As decisões dentro de quadra foram muito mais sensatas, coletivas, de equipe. Fofão brilhou, mostrando que já poderia ter sido titular há muito tempo. Mari se recuperou da enrascada que sobrou para ela em Atenas, quando gente de mais responsabilidade encurtou o braço, literalmente.
O vôlei brasileiro entrou num ciclo virtuoso. A molecada quer jogar voleibol. Ao ponto de o basquete, decadente, se alimentar das sobras do voleibol, dos jogadores altos que não passam nas peneiras. Resultado de um trabalho profissional de excelência. Sempre houve bons jogadores e bons formadores de jogadores no Brasil. A partir dos anos 80, com recursos, intercâmbio e investimento em ciência do esporte, aconteceu a explosão.

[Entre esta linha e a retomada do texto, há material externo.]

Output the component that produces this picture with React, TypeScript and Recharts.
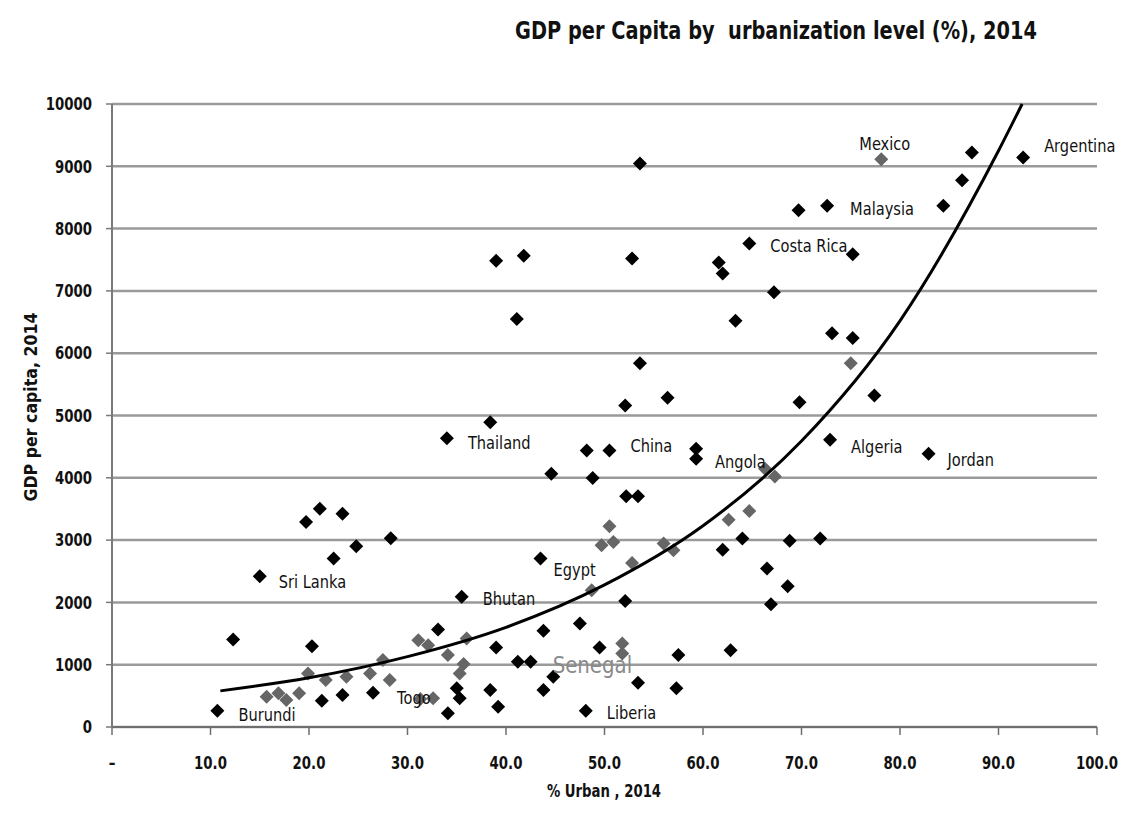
import React from "react";
import { ScatterChart, Scatter, XAxis, YAxis, CartesianGrid } from "recharts";

// x = % urban, y = GDP per capita (2014)
const darkUrban = [12.3, 19.7, 21.1, 23.4, 24.8, 22.5, 28.3, 20.3, 21.3, 23.4, 33.1, 34.1, 35.0, 35.3, 38.4, 39.0, 41.8, 41.1, 39.0, 38.4, 39.2, 41.2, 43.8, 43.8, 44.6, 44.8, 47.5, 48.2, 48.8, 49.5, 52.1, 52.2, 53.4, 52.1, 52.8, 53.6, 53.6, 53.4, 56.4, 57.3, 57.5, 59.3, 61.6, 62.0, 62.0, 62.8, 63.3, 64.0, 66.5, 66.9, 67.2, 68.6, 68.8, 69.7, 69.8, 71.9, 73.1, 75.2, 75.2, 77.4, 84.4, 86.3, 87.3];
const darkGdp = [1405, 3290, 3505, 3424, 2900, 2703, 3030, 1298, 420, 513, 1565, 220, 620, 460, 4893, 7484, 7564, 6550, 1277, 593, 325, 1047, 1543, 593, 4064, 806, 1661, 4439, 3995, 1277, 2024, 3702, 3702, 5160, 7521, 9043, 5838, 710, 5283, 620, 1154, 4466, 7457, 7280, 2847, 1230, 6522, 3024, 2543, 1971, 6977, 2260, 2990, 8296, 5213, 3024, 6319, 6245, 7590, 5320, 8365, 8777, 9220];

const greyUrban = [15.7, 16.9, 17.7, 19.0, 19.9, 21.7, 23.8, 26.2, 27.5, 28.2, 31.1, 32.1, 31.3, 32.6, 34.1, 35.7, 35.3, 36.0, 48.7, 49.7, 50.9, 50.5, 51.8, 51.8, 52.8, 56.0, 57.0, 62.6, 64.7, 66.3, 67.3, 75.0];
const greyGdp = [486, 540, 433, 540, 860, 753, 806, 860, 1074, 753, 1394, 1314, 450, 460, 1154, 1010, 860, 1421, 2196, 2917, 2970, 3221, 1341, 1181, 2633, 2944, 2837, 3325, 3466, 4146, 4022, 5838];

const countryNames = ["Burundi", "Sri Lanka", "Togo", "Bhutan", "Thailand", "Senegal", "Egypt", "Liberia", "China", "Angola", "Costa Rica", "Malaysia", "Algeria", "Mexico", "Jordan", "Argentina"];
const countryUrban = [10.7, 15.0, 26.5, 35.5, 34.0, 42.5, 43.5, 48.1, 50.5, 59.3, 64.7, 72.6, 72.9, 78.1, 82.9, 92.5];
const countryGdp = [260, 2420, 550, 2089, 4636, 1047, 2703, 261, 4439, 4306, 7760, 8365, 4610, 9113, 4386, 9140];

// exponential trendline, read at a few points along the curve
const trendUrban = [11, 20, 30, 40, 50, 60, 70, 80, 90, 92.4];
const trendGdp = [580, 790, 1130, 1600, 2280, 3230, 4590, 6520, 9250, 10000];

const xTicks = [0, 10, 20, 30, 40, 50, 60, 70, 80, 90, 100];
const yTicks = [0, 1000, 2000, 3000, 4000, 5000, 6000, 7000, 8000, 9000, 10000];

const darkData = darkUrban.map((x, i) => ({ x, y: darkGdp[i] }));
const greyData = greyUrban.map((x, i) => ({ x, y: greyGdp[i] }));
const countryData = countryNames.map((name, i) => ({ name, x: countryUrban[i], y: countryGdp[i] }));
const trendData = trendUrban.map((x, i) => ({ x, y: trendGdp[i] }));

const FONT = "'DejaVu Sans', sans-serif";

// where each country name sits relative to its marker
const labelPlace: Record<string, { dx: number; dy: number; size?: number; fill?: string }> = {
  Burundi: { dx: 21, dy: 4 },
  "Sri Lanka": { dx: 19, dy: 6 },
  Togo: { dx: 24, dy: 5 },
  Bhutan: { dx: 21, dy: 2 },
  Thailand: { dx: 21, dy: 5 },
  Senegal: { dx: 22, dy: 3, size: 23, fill: "#8a8a8a" },
  Egypt: { dx: 13, dy: 11 },
  Liberia: { dx: 21, dy: 2 },
  China: { dx: 21, dy: -4 },
  Angola: { dx: 19, dy: 3 },
  "Costa Rica": { dx: 21, dy: 3 },
  Malaysia: { dx: 23, dy: 3 },
  Algeria: { dx: 21, dy: 7 },
  Mexico: { dx: -22, dy: -15 },
  Jordan: { dx: 19, dy: 6 },
  Argentina: { dx: 21, dy: -11 },
};
const greyCountries = ["Mexico"];

const diamondPts = (cx: number, cy: number, r = 7) =>
  `${cx},${cy - r} ${cx + r},${cy} ${cx},${cy + r} ${cx - r},${cy}`;

const diamond = (fill: string) => (props: any) => {
  const { cx, cy } = props;
  if (cx == null || cy == null) return <g />;
  return <polygon points={diamondPts(cx, cy)} fill={fill} />;
};

// narrow text: DejaVu squeezed horizontally to look like the original's condensed face
const Narrow = ({ x, y, size, sx, anchor = "start", bold = false, fill = "#111", rotate = 0, children }: any) => (
  <g transform={`translate(${x},${y}) rotate(${rotate})`}>
    <text
      transform={`scale(${sx},1)`}
      textAnchor={anchor}
      dominantBaseline="central"
      fontFamily={FONT}
      fontWeight={bold ? "bold" : "normal"}
      fontSize={size}
      fill={fill}
      style={{ whiteSpace: "pre" }}
    >
      {children}
    </text>
  </g>
);

const countryShape = (props: any) => {
  const { cx, cy, payload } = props;
  if (cx == null || cy == null) return <g />;
  const name = payload.name;
  const p = labelPlace[name] || { dx: 18, dy: 0 };
  return (
    <g>
      <polygon points={diamondPts(cx, cy)} fill={greyCountries.includes(name) ? "#666" : "#000"} />
      <Narrow x={cx + p.dx} y={cy + p.dy} size={p.size || 17} sx={0.86} fill={p.fill || "#111"}>
        {name}
      </Narrow>
    </g>
  );
};

const XTick = (props: any) => {
  const { x, y, payload } = props;
  const v = payload.value;
  return (
    <Narrow x={x} y={y} size={18} sx={0.74} anchor="middle" bold>
      {v === 0 ? "–" : v.toFixed(1)}
    </Narrow>
  );
};

const YTick = (props: any) => {
  const { x, y, payload } = props;
  return (
    <Narrow x={x} y={y} size={18} sx={0.74} anchor="end" bold>
      {payload.value}
    </Narrow>
  );
};

const App = () => {
  return (
    <div style={{ position: "absolute", left: 0, top: 0, width: 1140, height: 815, background: "#fff" }}>
      <ScatterChart width={1140} height={815} margin={{ top: 104, right: 43, left: 0, bottom: 0 }}>
        <CartesianGrid vertical={false} stroke="#9a9a9a" strokeWidth={2.5} />
        <XAxis
          type="number"
          dataKey="x"
          domain={[0, 100]}
          ticks={xTicks}
          interval={0}
          height={88}
          tickSize={8}
          tickMargin={28}
          tick={<XTick />}
          axisLine={{ stroke: "#6e6e6e", strokeWidth: 2 }}
          tickLine={{ stroke: "#6e6e6e", strokeWidth: 1.5 }}
        />
        <YAxis
          type="number"
          dataKey="y"
          domain={[0, 10000]}
          ticks={yTicks}
          interval={0}
          width={112}
          tickSize={6}
          tickMargin={14}
          tick={<YTick />}
          axisLine={{ stroke: "#7a7a7a", strokeWidth: 2 }}
          tickLine={{ stroke: "#7a7a7a", strokeWidth: 1.5 }}
        />
        <Scatter data={greyData} shape={diamond("#666")} isAnimationActive={false} />
        <Scatter data={darkData} shape={diamond("#000")} isAnimationActive={false} />
        <Scatter
          data={trendData}
          line={{ stroke: "#000", strokeWidth: 3 }}
          lineJointType="monotoneX"
          shape={() => <g />}
          isAnimationActive={false}
        />
        <Scatter data={countryData} shape={countryShape} isAnimationActive={false} />
      </ScatterChart>
      <svg
        width={1140}
        height={815}
        style={{ position: "absolute", left: 0, top: 0, pointerEvents: "none" }}
      >
        <Narrow x={776} y={30} size={25} sx={0.775} anchor="middle" bold>
          GDP per Capita by  urbanization level (%), 2014
        </Narrow>
        <Narrow x={604} y={791} size={17} sx={0.78} anchor="middle" bold>
          % Urban , 2014
        </Narrow>
        <Narrow x={31} y={407} size={17} sx={0.93} anchor="middle" bold rotate={-90}>
          GDP per capita, 2014
        </Narrow>
      </svg>
    </div>
  );
};

export default App;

Um exemplo para as muitas ilhas de incompetência do nosso esporte.
Um comentário:
Nori, se me permite, tenho uma visão diferente a respeito da invenção do líbero, mas também inspirada pela genialidade do Zé lá em 92: por causa dos três monstros - Tande, Giovane e Negrão -, ele teve de escalar o Carlão de meio-de-rede, função que o capitão já não fazia nos clubes - jogava de ponta e inclusive reclamou muito de voltar ao meio.
Nisso, o Carlão foi aproveitado para fazer também o passe, junto com o Tande e o Giovane, e o Brasil passou a ser a primeira seleção a atuar com três passadores especialistas, dando liberdade para o genial Maurício deitar e rolar.
A invenção do líbero, que cumpre a passagem do gigante meio-de-rede no fundo, acabou dando a todos os times a chance de ter três passadores. Pode ver que, depois de uma relutância inicial, não há time que não jogue dessa forma, com o líbero entrando em todas as passagens do fundo, à exceção de quando o meio tem de sacar.
No caso do Negrão bloqueando meio, vale lembrar que ele também batia a primeira bola, com uma velocidade impressionante. Diria que o Negrão é um Stanley melhorado.
De resto, concordo com sua brilhante análise. No caso Ricardinho, a impressão que tenho é que é um caso parecido, guardadas as proporções, a Felipão x Romário. A diferença é que o Brasil ganhou a Copa de 2002 e ninguém questionou o Felipão - como ninguém estaria falando do Ricardinho se tivéssemos levado o ouro.